Without data, you don’t have the insight you need to know how your business is really doing. That’s why it’s important to keep track of these 3 retail productivity metrics. These three metrics work together and will help you make actionable decisions about your inventory using data.

3 Retail Performance Metrics:

  1. Return On Investment (ROI) – For every dollar you invest in a product, how many are you getting in return. ROI analyzes inventory levels, sales, and profitability by comparing the investment in inventory required to generate those gross margin dollars. A high ROI indicates that you have the right amount of inventory, at the right time, for the right price. A low ROI may indicate that you are missing out on sales opportunities and leaving money on the table in the form of old inventory or excess markdowns.

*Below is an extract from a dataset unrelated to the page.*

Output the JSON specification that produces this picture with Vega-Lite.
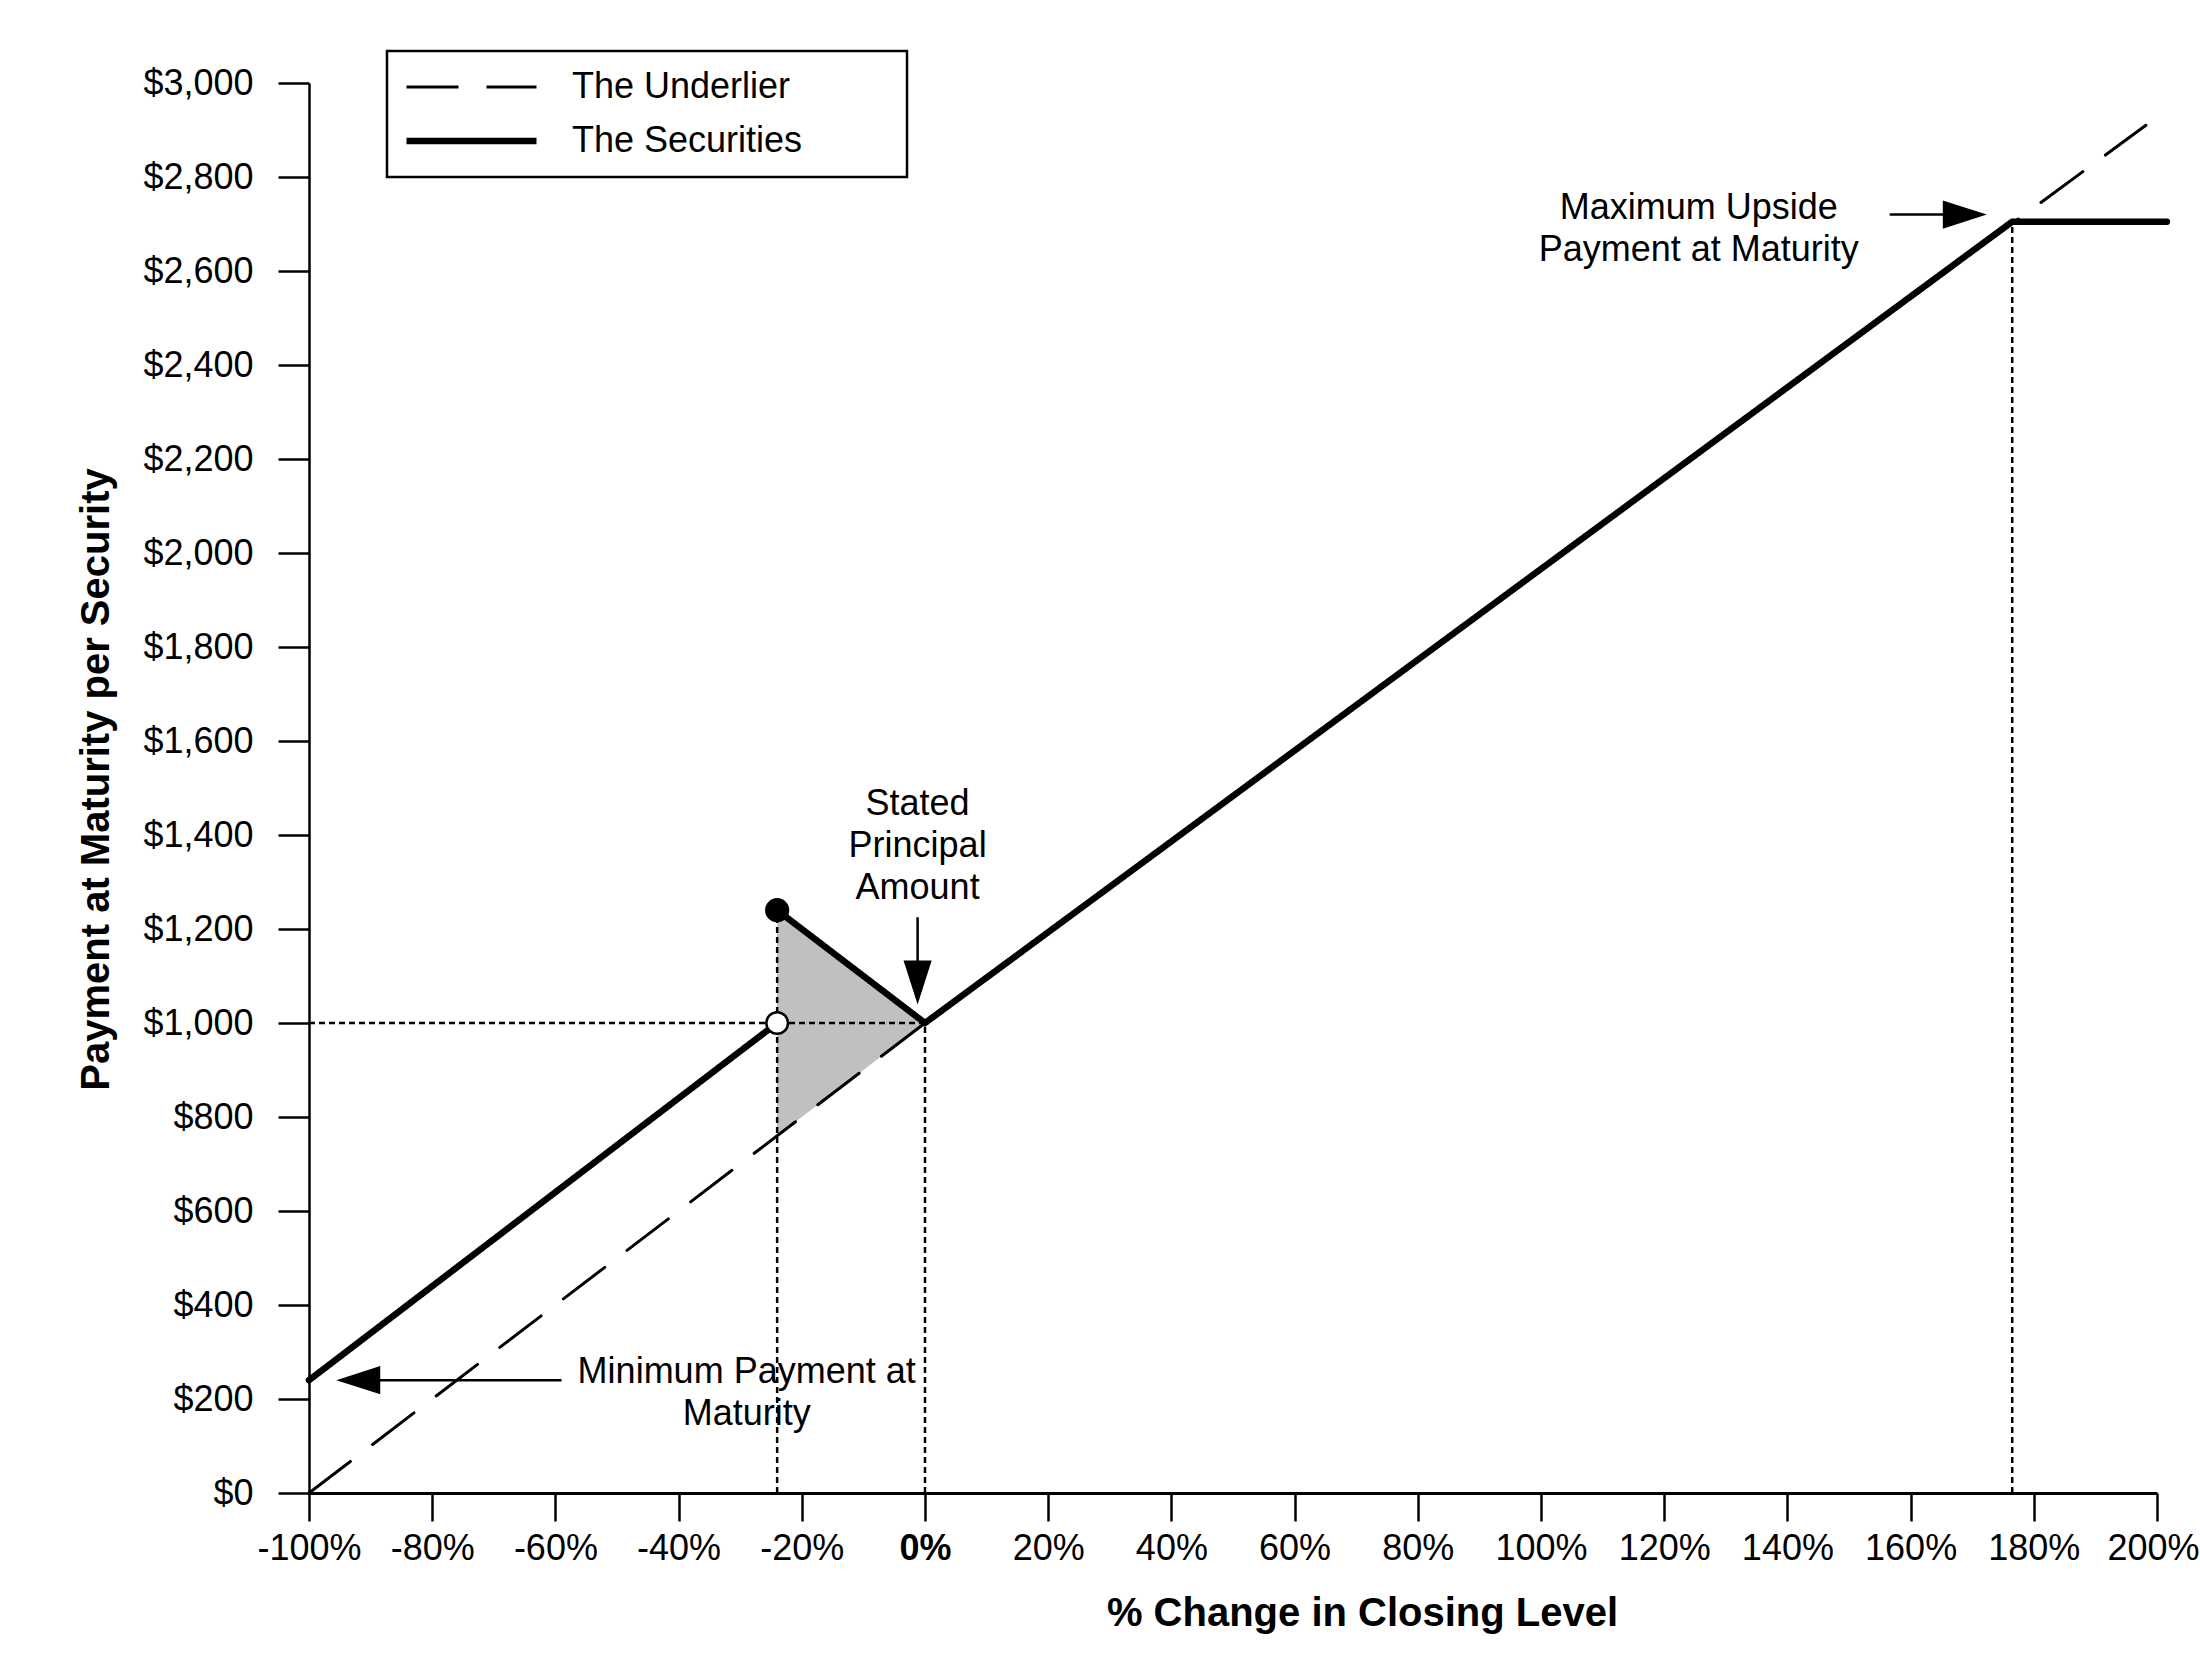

  2.  Turns – Turns measure how many times will you sell through your inventory in 1 year. This is an important indicator of how efficiently a product is moving through a sales cycle. You can use turns to find out which products sell most quickly and make you the most money (note: products selling at a faster rate usually sell at full price and higher margins). A low turn rate can indicate you may be overstocked in a product. This is based heavily on how you choose to manage your inventory.
  3. Gross Profit Margin (GP) – GP is the percentage of your overall sales dollars that were profit dollars. The GP% is relative to the cost of the item as well as the selling price. A higher GP% can indicate that you are selling your product as close to the original retail price as possible. A lower GP% may indicate excessive markdowns for products driving down profitability.
Without the data, it is difficult to accurately know your success. The more insight you have, the better equipped you are to make informed decisions so that you can be a profitable retailer.